[Brief] Omit all images, then return the remaining material exactly as it stands.

[Stored data]

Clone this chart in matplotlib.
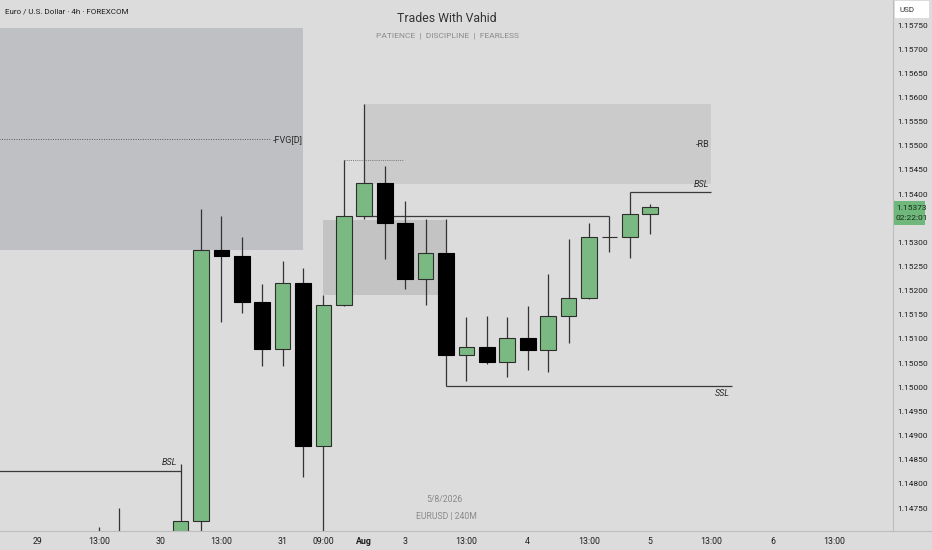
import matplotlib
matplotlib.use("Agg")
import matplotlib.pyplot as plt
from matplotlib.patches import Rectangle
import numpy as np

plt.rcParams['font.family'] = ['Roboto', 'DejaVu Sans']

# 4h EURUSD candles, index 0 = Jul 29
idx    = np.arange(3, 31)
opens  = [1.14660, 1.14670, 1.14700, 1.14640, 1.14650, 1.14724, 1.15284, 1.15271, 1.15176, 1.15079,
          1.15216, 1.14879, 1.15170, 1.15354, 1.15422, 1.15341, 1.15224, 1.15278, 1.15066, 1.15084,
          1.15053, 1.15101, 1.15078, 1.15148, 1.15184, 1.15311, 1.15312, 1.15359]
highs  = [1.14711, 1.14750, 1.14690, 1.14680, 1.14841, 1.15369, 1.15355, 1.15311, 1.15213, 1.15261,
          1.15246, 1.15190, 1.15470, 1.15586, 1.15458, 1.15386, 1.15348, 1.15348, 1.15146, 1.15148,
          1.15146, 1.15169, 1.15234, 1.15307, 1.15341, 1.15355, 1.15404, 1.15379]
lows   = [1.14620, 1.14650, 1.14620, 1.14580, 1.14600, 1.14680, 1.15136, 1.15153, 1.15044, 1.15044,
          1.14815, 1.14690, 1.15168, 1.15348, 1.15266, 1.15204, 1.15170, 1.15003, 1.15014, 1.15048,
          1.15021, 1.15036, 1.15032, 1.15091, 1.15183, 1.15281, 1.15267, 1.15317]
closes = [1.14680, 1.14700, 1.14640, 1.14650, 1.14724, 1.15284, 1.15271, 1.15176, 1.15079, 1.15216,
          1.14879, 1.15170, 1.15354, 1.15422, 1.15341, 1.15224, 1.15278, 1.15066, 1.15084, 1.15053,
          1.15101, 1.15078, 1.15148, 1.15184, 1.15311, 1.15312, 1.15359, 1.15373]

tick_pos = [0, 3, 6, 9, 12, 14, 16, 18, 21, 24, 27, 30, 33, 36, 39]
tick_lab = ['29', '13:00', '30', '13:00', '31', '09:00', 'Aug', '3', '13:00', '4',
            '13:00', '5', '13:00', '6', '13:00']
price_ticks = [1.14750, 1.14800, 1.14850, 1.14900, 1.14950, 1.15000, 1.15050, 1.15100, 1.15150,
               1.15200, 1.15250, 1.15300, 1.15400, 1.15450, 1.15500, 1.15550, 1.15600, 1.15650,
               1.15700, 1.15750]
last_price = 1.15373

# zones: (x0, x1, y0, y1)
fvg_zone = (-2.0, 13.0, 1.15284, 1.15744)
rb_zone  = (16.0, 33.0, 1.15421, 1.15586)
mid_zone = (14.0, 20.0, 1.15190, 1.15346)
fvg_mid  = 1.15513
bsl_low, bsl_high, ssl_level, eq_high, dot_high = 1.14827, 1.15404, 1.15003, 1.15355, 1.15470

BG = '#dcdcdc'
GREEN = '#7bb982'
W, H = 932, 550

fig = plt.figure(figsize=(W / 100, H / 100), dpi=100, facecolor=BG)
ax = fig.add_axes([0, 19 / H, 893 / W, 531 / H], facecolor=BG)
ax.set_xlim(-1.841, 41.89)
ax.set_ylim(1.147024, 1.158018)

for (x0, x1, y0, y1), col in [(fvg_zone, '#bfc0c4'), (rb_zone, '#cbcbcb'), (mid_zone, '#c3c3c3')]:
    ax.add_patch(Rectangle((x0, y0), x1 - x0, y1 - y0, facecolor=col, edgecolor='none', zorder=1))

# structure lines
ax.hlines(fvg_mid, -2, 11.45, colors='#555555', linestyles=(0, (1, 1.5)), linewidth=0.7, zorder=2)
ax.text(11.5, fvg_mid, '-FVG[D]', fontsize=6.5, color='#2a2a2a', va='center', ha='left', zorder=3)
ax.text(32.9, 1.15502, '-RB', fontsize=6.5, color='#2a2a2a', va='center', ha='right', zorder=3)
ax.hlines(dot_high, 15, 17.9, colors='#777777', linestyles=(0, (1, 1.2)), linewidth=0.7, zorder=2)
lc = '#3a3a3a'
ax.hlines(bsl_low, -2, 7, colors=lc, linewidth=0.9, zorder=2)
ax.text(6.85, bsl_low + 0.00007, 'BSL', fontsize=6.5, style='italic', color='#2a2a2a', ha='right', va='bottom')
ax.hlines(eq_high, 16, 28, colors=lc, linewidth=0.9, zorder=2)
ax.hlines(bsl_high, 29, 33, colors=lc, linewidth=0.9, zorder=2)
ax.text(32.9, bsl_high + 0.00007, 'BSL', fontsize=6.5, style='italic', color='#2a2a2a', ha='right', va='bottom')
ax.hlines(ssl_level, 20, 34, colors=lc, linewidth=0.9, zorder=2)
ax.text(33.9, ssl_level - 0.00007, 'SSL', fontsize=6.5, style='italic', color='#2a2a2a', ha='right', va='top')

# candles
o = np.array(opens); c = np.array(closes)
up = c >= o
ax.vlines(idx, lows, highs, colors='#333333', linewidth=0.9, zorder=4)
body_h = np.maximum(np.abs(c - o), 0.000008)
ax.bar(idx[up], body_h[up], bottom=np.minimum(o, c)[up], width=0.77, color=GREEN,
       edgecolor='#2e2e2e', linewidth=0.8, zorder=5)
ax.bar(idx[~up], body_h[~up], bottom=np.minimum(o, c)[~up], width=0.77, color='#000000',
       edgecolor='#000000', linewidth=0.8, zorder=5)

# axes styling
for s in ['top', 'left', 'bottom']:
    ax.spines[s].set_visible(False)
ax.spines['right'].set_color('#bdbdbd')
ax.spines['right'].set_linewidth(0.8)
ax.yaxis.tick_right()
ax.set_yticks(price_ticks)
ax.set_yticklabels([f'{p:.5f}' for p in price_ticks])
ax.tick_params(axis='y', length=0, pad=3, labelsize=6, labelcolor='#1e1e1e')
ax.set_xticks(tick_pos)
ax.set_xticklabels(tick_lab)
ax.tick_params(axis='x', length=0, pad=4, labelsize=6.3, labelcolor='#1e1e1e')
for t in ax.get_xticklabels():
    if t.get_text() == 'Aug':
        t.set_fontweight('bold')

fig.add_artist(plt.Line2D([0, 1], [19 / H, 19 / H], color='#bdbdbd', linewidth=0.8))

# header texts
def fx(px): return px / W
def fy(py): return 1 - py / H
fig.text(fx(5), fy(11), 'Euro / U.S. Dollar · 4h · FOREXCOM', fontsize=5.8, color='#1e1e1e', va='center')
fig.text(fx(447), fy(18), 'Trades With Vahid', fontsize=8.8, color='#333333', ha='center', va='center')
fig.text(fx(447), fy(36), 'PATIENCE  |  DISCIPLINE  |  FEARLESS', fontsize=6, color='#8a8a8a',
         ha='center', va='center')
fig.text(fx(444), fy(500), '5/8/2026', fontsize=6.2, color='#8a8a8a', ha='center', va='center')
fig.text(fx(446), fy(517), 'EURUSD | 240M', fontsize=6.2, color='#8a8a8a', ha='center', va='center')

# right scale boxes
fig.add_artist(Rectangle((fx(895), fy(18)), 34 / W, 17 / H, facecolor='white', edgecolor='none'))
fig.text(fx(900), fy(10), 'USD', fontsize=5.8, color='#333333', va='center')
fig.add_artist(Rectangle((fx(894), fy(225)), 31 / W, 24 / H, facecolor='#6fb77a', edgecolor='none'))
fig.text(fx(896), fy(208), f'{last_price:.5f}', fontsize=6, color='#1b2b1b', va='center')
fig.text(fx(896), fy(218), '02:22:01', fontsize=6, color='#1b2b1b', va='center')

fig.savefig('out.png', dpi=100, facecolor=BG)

[Output of the task]
Clone this chart in matplotlib.
import matplotlib
matplotlib.use("Agg")
import matplotlib.pyplot as plt
from matplotlib.patches import Rectangle
import numpy as np

plt.rcParams['font.family'] = ['Roboto', 'DejaVu Sans']

# 4h EURUSD candles, index 0 = Jul 29
idx    = np.arange(3, 31)
opens  = [1.14660, 1.14670, 1.14700, 1.14640, 1.14650, 1.14724, 1.15284, 1.15271, 1.15176, 1.15079,
          1.15216, 1.14879, 1.15170, 1.15354, 1.15422, 1.15341, 1.15224, 1.15278, 1.15066, 1.15084,
          1.15053, 1.15101, 1.15078, 1.15148, 1.15184, 1.15311, 1.15312, 1.15359]
highs  = [1.14711, 1.14750, 1.14690, 1.14680, 1.14841, 1.15369, 1.15355, 1.15311, 1.15213, 1.15261,
          1.15246, 1.15190, 1.15470, 1.15586, 1.15458, 1.15386, 1.15348, 1.15348, 1.15146, 1.15148,
          1.15146, 1.15169, 1.15234, 1.15307, 1.15341, 1.15355, 1.15404, 1.15379]
lows   = [1.14620, 1.14650, 1.14620, 1.14580, 1.14600, 1.14680, 1.15136, 1.15153, 1.15044, 1.15044,
          1.14815, 1.14690, 1.15168, 1.15348, 1.15266, 1.15204, 1.15170, 1.15003, 1.15014, 1.15048,
          1.15021, 1.15036, 1.15032, 1.15091, 1.15183, 1.15281, 1.15267, 1.15317]
closes = [1.14680, 1.14700, 1.14640, 1.14650, 1.14724, 1.15284, 1.15271, 1.15176, 1.15079, 1.15216,
          1.14879, 1.15170, 1.15354, 1.15422, 1.15341, 1.15224, 1.15278, 1.15066, 1.15084, 1.15053,
          1.15101, 1.15078, 1.15148, 1.15184, 1.15311, 1.15312, 1.15359, 1.15373]

tick_pos = [0, 3, 6, 9, 12, 14, 16, 18, 21, 24, 27, 30, 33, 36, 39]
tick_lab = ['29', '13:00', '30', '13:00', '31', '09:00', 'Aug', '3', '13:00', '4',
            '13:00', '5', '13:00', '6', '13:00']
price_ticks = [1.14750, 1.14800, 1.14850, 1.14900, 1.14950, 1.15000, 1.15050, 1.15100, 1.15150,
               1.15200, 1.15250, 1.15300, 1.15400, 1.15450, 1.15500, 1.15550, 1.15600, 1.15650,
               1.15700, 1.15750]
last_price = 1.15373

# zones: (x0, x1, y0, y1)
fvg_zone = (-2.0, 13.0, 1.15284, 1.15744)
rb_zone  = (16.0, 33.0, 1.15421, 1.15586)
mid_zone = (14.0, 20.0, 1.15190, 1.15346)
fvg_mid  = 1.15513
bsl_low, bsl_high, ssl_level, eq_high, dot_high = 1.14827, 1.15404, 1.15003, 1.15355, 1.15470

BG = '#dcdcdc'
GREEN = '#7bb982'
W, H = 932, 550

fig = plt.figure(figsize=(W / 100, H / 100), dpi=100, facecolor=BG)
ax = fig.add_axes([0, 19 / H, 893 / W, 531 / H], facecolor=BG)
ax.set_xlim(-1.841, 41.89)
ax.set_ylim(1.147024, 1.158018)

for (x0, x1, y0, y1), col in [(fvg_zone, '#bfc0c4'), (rb_zone, '#cbcbcb'), (mid_zone, '#c3c3c3')]:
    ax.add_patch(Rectangle((x0, y0), x1 - x0, y1 - y0, facecolor=col, edgecolor='none', zorder=1))

# structure lines
ax.hlines(fvg_mid, -2, 11.45, colors='#555555', linestyles=(0, (1, 1.5)), linewidth=0.7, zorder=2)
ax.text(11.5, fvg_mid, '-FVG[D]', fontsize=6.5, color='#2a2a2a', va='center', ha='left', zorder=3)
ax.text(32.9, 1.15502, '-RB', fontsize=6.5, color='#2a2a2a', va='center', ha='right', zorder=3)
ax.hlines(dot_high, 15, 17.9, colors='#777777', linestyles=(0, (1, 1.2)), linewidth=0.7, zorder=2)
lc = '#3a3a3a'
ax.hlines(bsl_low, -2, 7, colors=lc, linewidth=0.9, zorder=2)
ax.text(6.85, bsl_low + 0.00007, 'BSL', fontsize=6.5, style='italic', color='#2a2a2a', ha='right', va='bottom')
ax.hlines(eq_high, 16, 28, colors=lc, linewidth=0.9, zorder=2)
ax.hlines(bsl_high, 29, 33, colors=lc, linewidth=0.9, zorder=2)
ax.text(32.9, bsl_high + 0.00007, 'BSL', fontsize=6.5, style='italic', color='#2a2a2a', ha='right', va='bottom')
ax.hlines(ssl_level, 20, 34, colors=lc, linewidth=0.9, zorder=2)
ax.text(33.9, ssl_level - 0.00007, 'SSL', fontsize=6.5, style='italic', color='#2a2a2a', ha='right', va='top')

# candles
o = np.array(opens); c = np.array(closes)
up = c >= o
ax.vlines(idx, lows, highs, colors='#333333', linewidth=0.9, zorder=4)
body_h = np.maximum(np.abs(c - o), 0.000008)
ax.bar(idx[up], body_h[up], bottom=np.minimum(o, c)[up], width=0.77, color=GREEN,
       edgecolor='#2e2e2e', linewidth=0.8, zorder=5)
ax.bar(idx[~up], body_h[~up], bottom=np.minimum(o, c)[~up], width=0.77, color='#000000',
       edgecolor='#000000', linewidth=0.8, zorder=5)

# axes styling
for s in ['top', 'left', 'bottom']:
    ax.spines[s].set_visible(False)
ax.spines['right'].set_color('#bdbdbd')
ax.spines['right'].set_linewidth(0.8)
ax.yaxis.tick_right()
ax.set_yticks(price_ticks)
ax.set_yticklabels([f'{p:.5f}' for p in price_ticks])
ax.tick_params(axis='y', length=0, pad=3, labelsize=6, labelcolor='#1e1e1e')
ax.set_xticks(tick_pos)
ax.set_xticklabels(tick_lab)
ax.tick_params(axis='x', length=0, pad=4, labelsize=6.3, labelcolor='#1e1e1e')
for t in ax.get_xticklabels():
    if t.get_text() == 'Aug':
        t.set_fontweight('bold')

fig.add_artist(plt.Line2D([0, 1], [19 / H, 19 / H], color='#bdbdbd', linewidth=0.8))

# header texts
def fx(px): return px / W
def fy(py): return 1 - py / H
fig.text(fx(5), fy(11), 'Euro / U.S. Dollar · 4h · FOREXCOM', fontsize=5.8, color='#1e1e1e', va='center')
fig.text(fx(447), fy(18), 'Trades With Vahid', fontsize=8.8, color='#333333', ha='center', va='center')
fig.text(fx(447), fy(36), 'PATIENCE  |  DISCIPLINE  |  FEARLESS', fontsize=6, color='#8a8a8a',
         ha='center', va='center')
fig.text(fx(444), fy(500), '5/8/2026', fontsize=6.2, color='#8a8a8a', ha='center', va='center')
fig.text(fx(446), fy(517), 'EURUSD | 240M', fontsize=6.2, color='#8a8a8a', ha='center', va='center')

# right scale boxes
fig.add_artist(Rectangle((fx(895), fy(18)), 34 / W, 17 / H, facecolor='white', edgecolor='none'))
fig.text(fx(900), fy(10), 'USD', fontsize=5.8, color='#333333', va='center')
fig.add_artist(Rectangle((fx(894), fy(225)), 31 / W, 24 / H, facecolor='#6fb77a', edgecolor='none'))
fig.text(fx(896), fy(208), f'{last_price:.5f}', fontsize=6, color='#1b2b1b', va='center')
fig.text(fx(896), fy(218), '02:22:01', fontsize=6, color='#1b2b1b', va='center')

fig.savefig('out.png', dpi=100, facecolor=BG)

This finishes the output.